We knew that whatever wanted doing would be done smartly and efficiently and by their keenness our flight hands gave us the impression that we were all one team, each of us playing for the side and doing our very best in our own respective places. On landing from a patrol after taxying to the hangars and switching off the engine, the nearest man would ask, “Any luck, sir?” and close behind him would be the armourer, anxious to know how the guns had worked. To be able to report that we

had shot down an Albatross and that the guns had fired to perfection was to see that our mechanics were every bit as pleased as we were. The loss of a pilot was felt as keenly on the Mess Deck as amongst the officers themselves, and a decoration bestowed on any individual was rightly taken not only as a personal honour but as belonging to the whole of the flight and to the Squadron itself. I cannot express too clearly the very real debt which every officer owed to this spirit of unhesitating keenness.

In the previous chapters accounts have been given of the usual patrols which formed our main work. Apart altogether from flight operations, until 1918 it was possible to indulge in a certain amount of private warfare. That is to say that when the day’s patrols were completed, one or two of the more experienced pilots were allowed to go off on their own, either to attack some announced objective or, more often, to lay in wait for some particular enemy machine which it might have been noticed formed a habit of crossing our lines or working at the same hour every day. It was curious how persistent was the German trait of working to a timetable, and how we were able consistently to shoot down two-seaters which habitually did the same thing at the same time. One would have imagined that after a while they would have arranged escorts or even laid traps for us, but though naturally we occasionally got the worst of the bargain, generally speaking these individual efforts were extremely successful.

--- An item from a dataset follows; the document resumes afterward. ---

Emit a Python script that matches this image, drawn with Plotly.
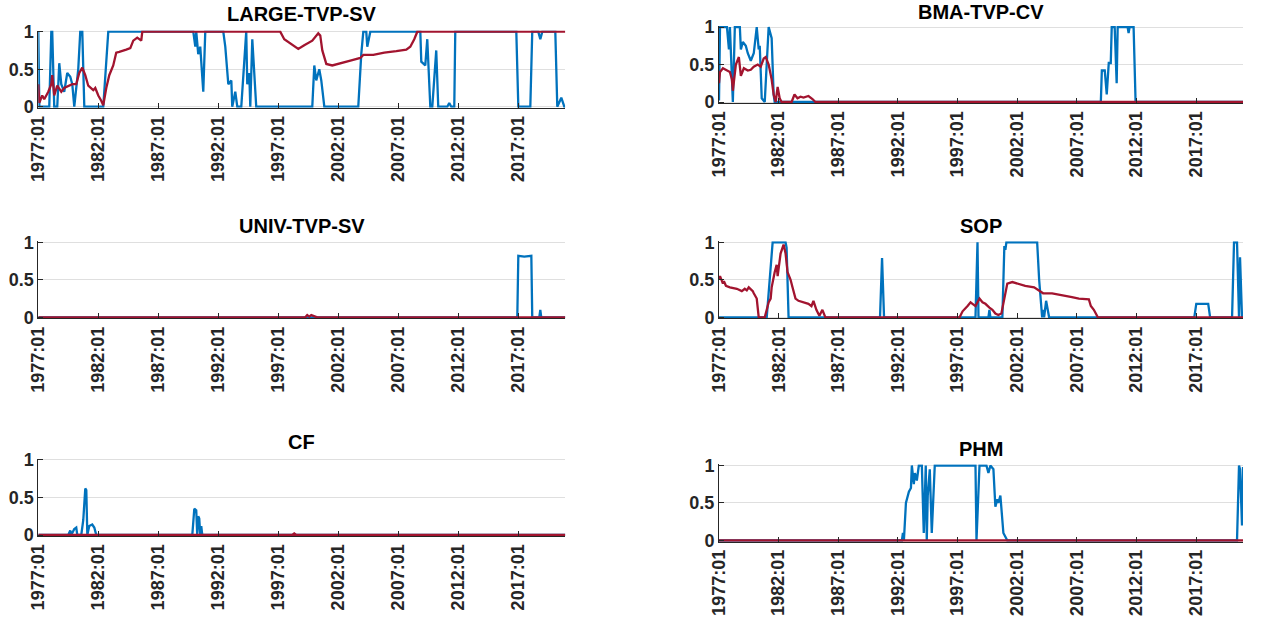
import plotly.graph_objects as go

# ---------------- data ----------------
tick_labels = ["1977:01", "1982:01", "1987:01", "1992:01", "1997:01",
               "2002:01", "2007:01", "2012:01", "2017:01"]
y_tick_vals = [0, 0.5, 1]
y_tick_text = ["0", "0.5", "1"]
x_start, x_end = "1977-01-01", "2020-12-01"

# LARGE-TVP-SV
large_blue_t = ["1977-01", "1977-02", "1977-12", "1978-02", "1978-03", "1978-05", "1978-08", "1978-10",
                "1978-12", "1979-03", "1979-06", "1979-09", "1979-11", "1980-01", "1980-05", "1980-07",
                "1980-09", "1980-11", "1982-06", "1982-11", "1989-12", "1990-02", "1990-03", "1990-05",
                "1990-07", "1990-10", "1990-12", "1992-06", "1992-08", "1992-11", "1993-02", "1993-03",
                "1993-06", "1993-08", "1993-12", "1994-02", "1994-05", "1994-06", "1994-08", "1994-09",
                "1994-11", "1995-03", "1999-11", "2000-01", "2000-03", "2000-06", "2000-08", "2000-11",
                "2003-09", "2003-12", "2004-02", "2004-05", "2004-06", "2004-09", "2008-11", "2008-12",
                "2009-04", "2009-06", "2009-09", "2009-11", "2010-03", "2010-05", "2011-02", "2011-04",
                "2011-06", "2011-09", "2011-10", "2016-11", "2017-01", "2018-01", "2018-03", "2018-09",
                "2018-11", "2019-01", "2020-02", "2020-04", "2020-08", "2020-11", "2020-12"]
large_blue_v = [1.0, 0.0, 0.0, 1.0, 1.0, 0.0, 0.0, 0.58,
                0.3, 0.2, 0.45, 0.4, 0.3, 0.0, 0.5, 1.0,
                1.0, 0.0, 0.0, 1.0, 1.0, 0.8, 1.0, 0.7,
                0.8, 0.2, 1.0, 1.0, 0.8, 0.3, 0.35, 0.0,
                0.2, 0.0, 0.0, 0.4, 1.0, 0.3, 0.45, 0.0,
                0.9, 0.0, 0.0, 0.55, 0.35, 0.5, 0.35, 0.0,
                0.0, 0.7, 1.0, 1.0, 0.8, 1.0, 1.0, 0.6,
                0.55, 0.9, 0.0, 0.0, 0.75, 0.0, 0.0, 0.05,
                0.0, 0.0, 1.0, 1.0, 0.0, 0.0, 1.0, 1.0,
                0.9, 1.0, 1.0, 0.0, 0.12, 0.0, 0.0]
large_red_t = ["1977-01", "1977-02", "1977-05", "1977-07", "1977-11", "1978-02", "1978-03", "1978-05",
               "1978-08", "1978-12", "1979-03", "1979-07", "1979-11", "1980-03", "1980-06", "1980-09",
               "1980-12", "1981-03", "1981-08", "1981-10", "1982-01", "1982-04", "1982-06", "1982-09",
               "1982-12", "1983-04", "1983-07", "1983-10", "1984-01", "1984-05", "1984-09", "1984-12",
               "1985-04", "1985-08", "1985-09", "1997-03", "1997-07", "1998-02", "1998-09", "1999-03",
               "1999-11", "2000-05", "2000-07", "2000-09", "2001-01", "2001-07", "2002-05", "2003-03",
               "2003-11", "2004-02", "2004-12", "2005-11", "2006-11", "2007-09", "2008-01", "2008-05",
               "2008-08", "2020-12"]
large_red_v = [0.3, 0.05, 0.15, 0.1, 0.2, 0.3, 0.42, 0.15,
               0.28, 0.2, 0.25, 0.27, 0.3, 0.3, 0.45, 0.52,
               0.42, 0.28, 0.22, 0.25, 0.15, 0.08, 0.02, 0.25,
               0.42, 0.55, 0.72, 0.73, 0.74, 0.76, 0.78, 0.88,
               0.92, 0.88, 1.0, 1.0, 0.9, 0.83, 0.77, 0.82,
               0.88, 0.98, 0.95, 0.75, 0.57, 0.55, 0.58, 0.62,
               0.65, 0.69, 0.69, 0.72, 0.74, 0.76, 0.8, 0.9,
               1.0, 1.0]

# BMA-TVP-CV
bma_blue_t = ["1977-01", "1977-02", "1977-09", "1977-11", "1977-12", "1978-01", "1978-03", "1978-05",
              "1978-10", "1978-11", "1979-01", "1979-04", "1979-06", "1979-09", "1979-12", "1980-03",
              "1980-05", "1980-06", "1980-08", "1980-11", "1981-02", "1981-03", "1981-06", "1981-08",
              "1981-09", "2009-01", "2009-02", "2009-05", "2009-07", "2009-09", "2009-11", "2009-12",
              "2010-03", "2010-05", "2010-06", "2011-04", "2011-05", "2011-06", "2011-10", "2011-12",
              "2020-12"]
bma_blue_v = [0.02, 1.0, 1.0, 0.7, 1.0, 0.7, 0.0, 1.0,
              1.0, 0.7, 0.8, 0.75, 0.65, 0.55, 0.65, 1.0,
              0.7, 0.75, 0.05, 0.0, 0.7, 1.0, 0.85, 0.1,
              0.0, 0.0, 0.42, 0.42, 0.1, 0.52, 0.52, 1.0,
              1.0, 0.25, 1.0, 1.0, 0.92, 1.0, 1.0, 0.0,
              0.0]
bma_red_t = ["1977-01", "1977-02", "1977-05", "1977-09", "1977-12", "1978-02", "1978-03", "1978-06",
             "1978-09", "1978-11", "1979-02", "1979-06", "1979-09", "1979-12", "1980-04", "1980-07",
             "1980-10", "1980-12", "1981-03", "1981-06", "1981-08", "1981-10", "1981-12", "1982-02",
             "1982-04", "1983-02", "1983-05", "1983-08", "1983-11", "1984-02", "1984-07", "1984-11",
             "1985-02", "2020-12"]
bma_red_v = [0.25, 0.4, 0.45, 0.42, 0.4, 0.3, 0.15, 0.5,
             0.6, 0.35, 0.45, 0.42, 0.43, 0.47, 0.5, 0.47,
             0.58, 0.6, 0.5, 0.3, 0.1, 0.0, 0.2, 0.05,
             0.0, 0.0, 0.1, 0.05, 0.07, 0.06, 0.08, 0.04,
             0.0, 0.0]

# UNIV-TVP-SV
univ_blue_t = ["1977-01", "2016-12", "2017-01", "2017-07", "2018-02", "2018-03", "2018-10", "2018-11",
               "2018-12", "2020-12"]
univ_blue_v = [0.0, 0.0, 0.82, 0.81, 0.82, 0.0, 0.0, 0.1,
               0.0, 0.0]
univ_red_t = ["1977-01", "1999-04", "1999-06", "1999-08", "1999-10", "2000-01", "2000-04", "2020-12"]
univ_red_v = [0.0, 0.0, 0.03, 0.01, 0.03, 0.02, 0.0, 0.0]

# SOP
sop_blue_t = ["1977-01", "1981-01", "1981-07", "1982-08", "1982-09", "1982-11", "1990-07", "1990-09",
              "1990-11", "1998-07", "1998-09", "1998-10", "1999-08", "1999-09", "1999-10", "2000-10",
              "2000-12", "2001-01", "2001-02", "2003-09", "2003-11", "2004-02", "2004-03", "2004-04",
              "2004-06", "2004-09", "2016-11", "2017-01", "2018-01", "2018-03", "2020-01", "2020-03",
              "2020-06", "2020-08", "2020-09", "2020-11", "2020-12"]
sop_blue_v = [0.0, 0.0, 1.0, 1.0, 0.93, 0.0, 0.0, 0.79,
              0.0, 0.0, 1.0, 0.0, 0.0, 0.1, 0.0, 0.0,
              0.95, 0.9, 1.0, 1.0, 0.5, 0.0, 0.1, 0.0,
              0.22, 0.0, 0.0, 0.18, 0.18, 0.0, 0.0, 1.0,
              1.0, 0.0, 0.8, 0.0, 0.0]
sop_red_t = ["1977-01", "1977-02", "1977-05", "1977-06", "1977-08", "1977-12", "1978-07", "1978-12",
             "1979-03", "1979-05", "1979-07", "1979-11", "1979-12", "1980-03", "1980-05", "1980-11",
             "1981-01", "1981-03", "1981-05", "1981-06", "1981-09", "1981-11", "1981-12", "1982-02",
             "1982-03", "1982-06", "1982-08", "1982-10", "1983-01", "1983-03", "1983-06", "1983-09",
             "1984-02", "1984-07", "1984-10", "1984-12", "1985-03", "1985-05", "1985-06", "1985-09",
             "1985-12", "1997-03", "1997-06", "1997-11", "1998-02", "1998-04", "1998-07", "1998-09",
             "1998-11", "1999-02", "1999-05", "1999-09", "1999-12", "2000-03", "2000-06", "2000-09",
             "2000-12", "2001-01", "2001-03", "2001-08", "2002-01", "2002-09", "2003-06", "2003-11",
             "2004-03", "2004-12", "2005-10", "2006-08", "2007-03", "2008-01", "2008-03", "2008-06",
             "2008-08", "2008-10", "2020-12"]
sop_red_v = [0.5, 0.55, 0.45, 0.48, 0.42, 0.4, 0.38, 0.35,
             0.38, 0.36, 0.4, 0.35, 0.32, 0.25, 0.0, 0.0,
             0.1, 0.2, 0.25, 0.4, 0.6, 0.7, 0.55, 0.8,
             0.85, 0.97, 0.85, 0.6, 0.5, 0.4, 0.25, 0.22,
             0.2, 0.18, 0.15, 0.22, 0.1, 0.05, 0.02, 0.1,
             0.0, 0.0, 0.08, 0.15, 0.2, 0.18, 0.15, 0.2,
             0.25, 0.2, 0.18, 0.13, 0.1, 0.05, 0.03, 0.05,
             0.25, 0.35, 0.45, 0.47, 0.45, 0.42, 0.4, 0.35,
             0.32, 0.32, 0.3, 0.27, 0.25, 0.24, 0.15, 0.1,
             0.05, 0.0, 0.0]

# CF
cf_blue_t = ["1977-01", "1979-07", "1979-09", "1979-10", "1980-01", "1980-03", "1980-04", "1980-08",
             "1980-10", "1980-12", "1981-01", "1981-02", "1981-04", "1981-07", "1981-09", "1981-11",
             "1989-11", "1990-01", "1990-03", "1990-04", "1990-05", "1990-06", "1990-07", "1990-08",
             "1990-09", "2020-12"]
cf_blue_v = [0.0, 0.0, 0.06, 0.0, 0.08, 0.1, 0.0, 0.0,
             0.2, 0.62, 0.6, 0.0, 0.12, 0.14, 0.1, 0.0,
             0.0, 0.35, 0.33, 0.0, 0.25, 0.22, 0.0, 0.12,
             0.0, 0.0]
cf_red_t = ["1977-01", "1998-03", "1998-05", "1998-07", "2020-12"]
cf_red_v = [0.0, 0.0, 0.02, 0.0, 0.0]

# PHM
phm_blue_t = ["1977-01", "1992-05", "1992-06", "1992-07", "1992-09", "1992-12", "1993-02", "1993-03",
              "1993-05", "1993-06", "1993-08", "1993-10", "1994-01", "1994-02", "1994-03", "1994-05",
              "1994-06", "1994-07", "1994-09", "1994-11", "1995-02", "1998-07", "1998-08", "1998-11",
              "1999-06", "1999-08", "1999-10", "2000-01", "2000-02", "2000-03", "2000-05", "2000-06",
              "2000-08", "2000-10", "2000-11", "2001-01", "2001-03", "2020-06", "2020-08", "2020-09",
              "2020-11", "2020-12"]
phm_blue_v = [0.0, 0.0, 0.1, 0.0, 0.5, 0.65, 0.7, 1.0,
              0.75, 0.9, 0.8, 1.0, 1.0, 0.6, 0.1, 1.0,
              0.0, 0.6, 0.95, 0.1, 1.0, 1.0, 0.0, 1.0,
              1.0, 0.9, 1.0, 0.95, 0.6, 0.45, 0.55, 0.5,
              0.6, 0.3, 0.1, 0.05, 0.0, 0.0, 1.0, 0.95,
              0.2, 0.98]
phm_red_t = ["1977-01", "2020-12"]
phm_red_v = [0.0, 0.0]

# ---------------- figure ----------------
W, H = 1261, 618
BLUE = "#0072BD"
RED = "#A2142F"
AX = "#262626"
GRID = "#dfdfdf"
FONT = "Liberation Sans, Arial, Helvetica, sans-serif"
Y_PAD = 0.015

panels = [
    ("LARGE-TVP-SV", large_blue_t, large_blue_v, large_red_t, large_red_v, (38.3, 565.3), (31.7, 106.7)),
    ("BMA-TVP-CV", bma_blue_t, bma_blue_v, bma_red_t, bma_red_v, (719.0, 1243.0), (27.0, 102.0)),
    ("UNIV-TVP-SV", univ_blue_t, univ_blue_v, univ_red_t, univ_red_v, (38.3, 565.3), (242.3, 317.3)),
    ("SOP", sop_blue_t, sop_blue_v, sop_red_t, sop_red_v, (719.0, 1243.0), (242.3, 317.3)),
    ("CF", cf_blue_t, cf_blue_v, cf_red_t, cf_red_v, (38.3, 565.3), (460.0, 535.0)),
    ("PHM", phm_blue_t, phm_blue_v, phm_red_t, phm_red_v, (719.0, 1243.0), (465.5, 540.5)),
]
title_offsets = [17.5, 15.0, 16.5, 16.5, 18.0, 16.5]

tick_dates = [lab.replace(":", "-") + "-01" for lab in tick_labels]

fig = go.Figure()
annotations = []
for i, (name, bt, bv, rt, rv, (x0, x1), (ytop, ybot)) in enumerate(panels, start=1):
    sfx = "" if i == 1 else str(i)
    fig.add_trace(go.Scatter(x=bt, y=bv, mode="lines", line=dict(color=BLUE, width=2.3),
                             xaxis="x" + sfx, yaxis="y" + sfx, showlegend=False, hoverinfo="skip"))
    fig.add_trace(go.Scatter(x=rt, y=rv, mode="lines", line=dict(color=RED, width=2.3),
                             xaxis="x" + sfx, yaxis="y" + sfx, showlegend=False, hoverinfo="skip"))
    unit = ybot - ytop
    top_px = ytop - Y_PAD * unit
    bot_px = ybot + Y_PAD * unit
    fig.update_layout(**{
        "xaxis" + sfx: dict(
            domain=[x0 / W, x1 / W], anchor="y" + sfx, type="date", automargin=False,
            range=[x_start, x_end], tickvals=tick_dates, ticktext=tick_labels,
            tickangle=-90, ticks="inside", ticklen=5, tickcolor=AX, tickwidth=1,
            showline=True, linecolor=AX, linewidth=1, showgrid=False, zeroline=False,
            tickfont=dict(family=FONT, size=18, color=AX, weight="bold"),
        ),
        "yaxis" + sfx: dict(
            domain=[1 - bot_px / H, 1 - top_px / H], anchor="x" + sfx, automargin=False,
            range=[-Y_PAD, 1 + Y_PAD], tickvals=y_tick_vals, ticktext=y_tick_text,
            ticks="inside", ticklen=5, tickcolor=AX, tickwidth=1,
            showline=True, linecolor=AX, linewidth=1,
            showgrid=True, gridcolor=GRID, gridwidth=1, zeroline=False,
            tickfont=dict(family=FONT, size=18, color=AX, weight="bold"),
        ),
    })
    annotations.append(dict(
        text=name, xref="paper", yref="paper", x=(x0 + x1) / 2 / W,
        y=1 - (ytop - title_offsets[i - 1]) / H, xanchor="center", yanchor="middle",
        showarrow=False, font=dict(family=FONT, size=20, color="#000000", weight="bold"),
    ))

fig.update_layout(width=W, height=H, margin=dict(l=0, r=0, t=0, b=0, autoexpand=False),
                  paper_bgcolor="white", plot_bgcolor="white",
                  annotations=annotations, showlegend=False)

fig.write_html("out.html", config={"displayModeBar": False, "staticPlot": True},
               post_script="document.body.style.margin='0';document.body.style.overflow='hidden';")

Another important duty with which we were entrusted was the interference with enemy wireless machines. Two pilots were constantly in readiness on the aerodrome, alert at a moment’s notice to get into the air. Word would come that an enemy two-seater was spotting for their guns in a certain named area. Our two machines would immediately take off and proceed to the spot as quickly as possible. With any luck they would establish contact with the German wireless machine and, if they were not able to shoot it down, they almost invariably drove it so far behind its own lines that it was entirely unable to carry on with its work of spotting.